WORK TO BE COMPLETED -> Everything from the first line of the data through the line with "from matplotlib.ticker import MultipleLocator" is to be echoed exactly, minus the pictures.
--
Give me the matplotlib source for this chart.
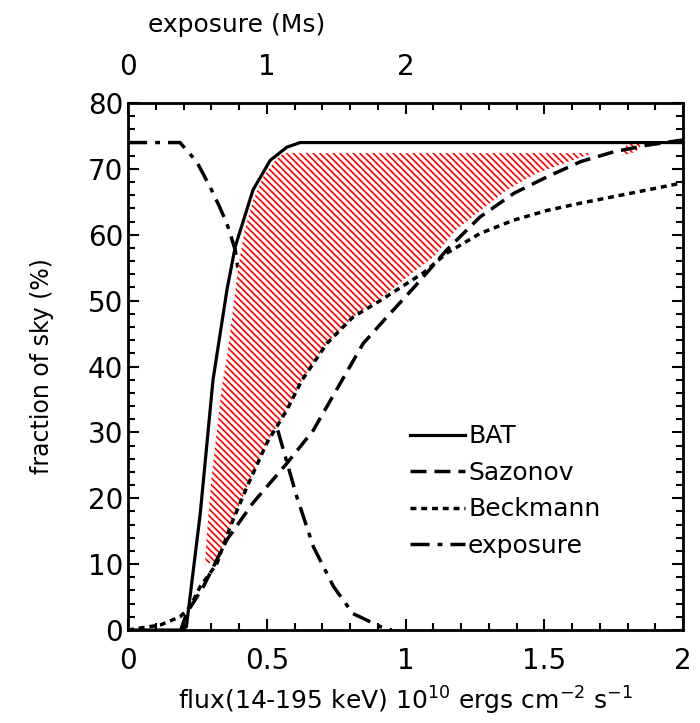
import numpy as np
from matplotlib import pyplot as plt
from matplotlib.ticker import MultipleLocator

# --- data (flux in 1e-10 erg/cm2/s, sky fraction in %) ---
bat_x = [0.0, 0.19, 0.21, 0.26, 0.306, 0.356, 0.386, 0.45, 0.512, 0.572, 0.62, 2.0]
bat_y = [0.0, 0.0, 0.5, 17.7, 38.0, 51.6, 58.2, 66.8, 71.3, 73.3, 74.0, 74.0]

saz_x = [0.19, 0.21, 0.27, 0.356, 0.45, 0.572, 0.667, 0.75, 0.847, 0.932, 1.03,
         1.148, 1.268, 1.39, 1.51, 1.63, 1.75, 1.87, 2.0]
saz_y = [0.0, 2.5, 6.5, 13.7, 19.3, 25.3, 30.3, 36.4, 43.5, 47.5, 52.0,
         57.7, 62.7, 66.3, 68.8, 71.1, 72.6, 73.6, 74.4]

beck_x = [0.0, 0.043, 0.115, 0.187, 0.223, 0.26, 0.32, 0.368, 0.428, 0.5, 0.572,
          0.626, 0.716, 0.81, 0.908, 1.063, 1.148, 1.268, 1.388, 1.51, 1.63,
          1.75, 1.87, 2.0]
beck_y = [0.0, 0.3, 0.75, 2.0, 3.5, 6.6, 10.1, 15.7, 21.7, 28.4, 33.4,
          37.9, 43.5, 47.5, 50.0, 54.2, 57.2, 60.2, 62.2, 63.7, 64.8,
          65.8, 66.8, 67.9]

expo_x = [0.0, 0.187, 0.247, 0.295, 0.33, 0.356, 0.386, 0.397, 0.45, 0.5, 0.536,
          0.608, 0.668, 0.74, 0.81, 0.91, 0.95]
expo_y = [74.0, 74.0, 71.1, 67.3, 64.2, 61.7, 57.7, 54.6, 46.0, 37.5, 30.8,
          20.2, 12.6, 6.6, 2.5, 0.5, 0.0]

# hatched region outline
hatch_x = [0.277, 0.285, 0.30, 0.32, 0.338, 0.356, 0.379, 0.397, 0.42, 0.45, 0.487,
           0.53, 0.56, 1.676, 1.58, 1.47, 1.365, 1.27, 1.18, 1.1, 1.03, 0.932,
           0.81, 0.716, 0.626, 0.572, 0.5, 0.428, 0.368, 0.32]
hatch_y = [9.9, 15.2, 22.8, 30.3, 37.0, 41.4, 49.0, 55.1, 60.7, 65.2, 68.8,
           71.3, 72.4, 72.4, 71.0, 69.3, 66.8, 63.7, 60.7, 56.6, 54.4, 51.1,
           47.5, 43.5, 37.9, 33.4, 28.4, 21.7, 15.7, 10.6]
patch_x = [1.78, 1.80, 1.86, 1.83]
patch_y = [72.0, 74.2, 74.2, 72.6]

top_ticks = [0, 0.5, 1.0, 1.5, 2.0]
top_labels = ['0', '1', '2', '', '']

plt.rcParams['font.family'] = 'DejaVu Sans'
plt.rcParams['hatch.color'] = 'red'
plt.rcParams['hatch.linewidth'] = 1.2

fig = plt.figure(figsize=(7, 7.23), dpi=100)
ax = fig.add_axes([0.183, 0.1286, 0.793, 0.7289])

ax.plot(expo_x, expo_y, color='k', lw=2.5, dashes=(5.5, 2.3, 1.4, 2.3), zorder=1, label='exposure')
ax.fill(hatch_x, hatch_y, facecolor='white', edgecolor='red', linewidth=0,
        hatch='\\\\\\\\\\', zorder=2)
ax.fill(patch_x, patch_y, facecolor='white', edgecolor='red', linewidth=0,
        hatch='\\\\\\\\\\', zorder=2)
ax.plot(bat_x, bat_y, color='k', lw=2.3, zorder=3, label='BAT')
ax.plot(saz_x, saz_y, color='k', lw=2.5, dashes=(4.6, 2.3), zorder=3, label='Sazonov')
ax.plot(beck_x, beck_y, color='k', lw=2.5, dashes=(1.7, 1.4), zorder=3, label='Beckmann')

ax.set_xlim(0, 2)
ax.set_ylim(0, 80)
ax.xaxis.set_major_locator(MultipleLocator(0.5))
ax.xaxis.set_minor_locator(MultipleLocator(0.1))
ax.yaxis.set_major_locator(MultipleLocator(10))
ax.yaxis.set_minor_locator(MultipleLocator(2))
ax.set_xticks([0, 0.5, 1, 1.5, 2], ['0', '0.5', '1', '1.5', '2'])
ax.tick_params(which='both', direction='in', right=True, labelsize=20, width=1.5)
ax.tick_params(which='major', length=8)
ax.tick_params(which='minor', length=5)
ax.tick_params(axis='x', pad=12)
for s in ax.spines.values():
    s.set_linewidth(2)

ax.set_xlabel('flux(14-195 keV) 10$^{10}$ ergs cm$^{-2}$ s$^{-1}$', fontsize=18, labelpad=7)
ax.set_ylabel('fraction of sky (%)', fontsize=17, labelpad=24)

top = ax.twiny()
top.set_xlim(0, 2)
top.set_xticks(top_ticks, top_labels)
top.xaxis.set_minor_locator(MultipleLocator(0.1))
top.tick_params(which='both', direction='in', labelsize=20, width=1.5, pad=16)
top.tick_params(which='major', length=8)
top.tick_params(which='minor', length=5)
fig.text(148 / 700, 1 - 25 / 723, 'exposure (Ms)', fontsize=18, va='center', ha='left')

h, l = ax.get_legend_handles_labels()
order = [1, 2, 3, 0]
ax.legend([h[i] for i in order], [l[i] for i in order], loc='upper left',
          bbox_to_anchor=(0.508, 0.39), frameon=False, fontsize=18,
          handlelength=2.2, handletextpad=0.12, labelspacing=0.5, borderpad=0,
          borderaxespad=0)

fig.savefig('out.png', dpi=100)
--
RESPONSE ->
Give me the matplotlib source for this chart.
import numpy as np
from matplotlib import pyplot as plt
from matplotlib.ticker import MultipleLocator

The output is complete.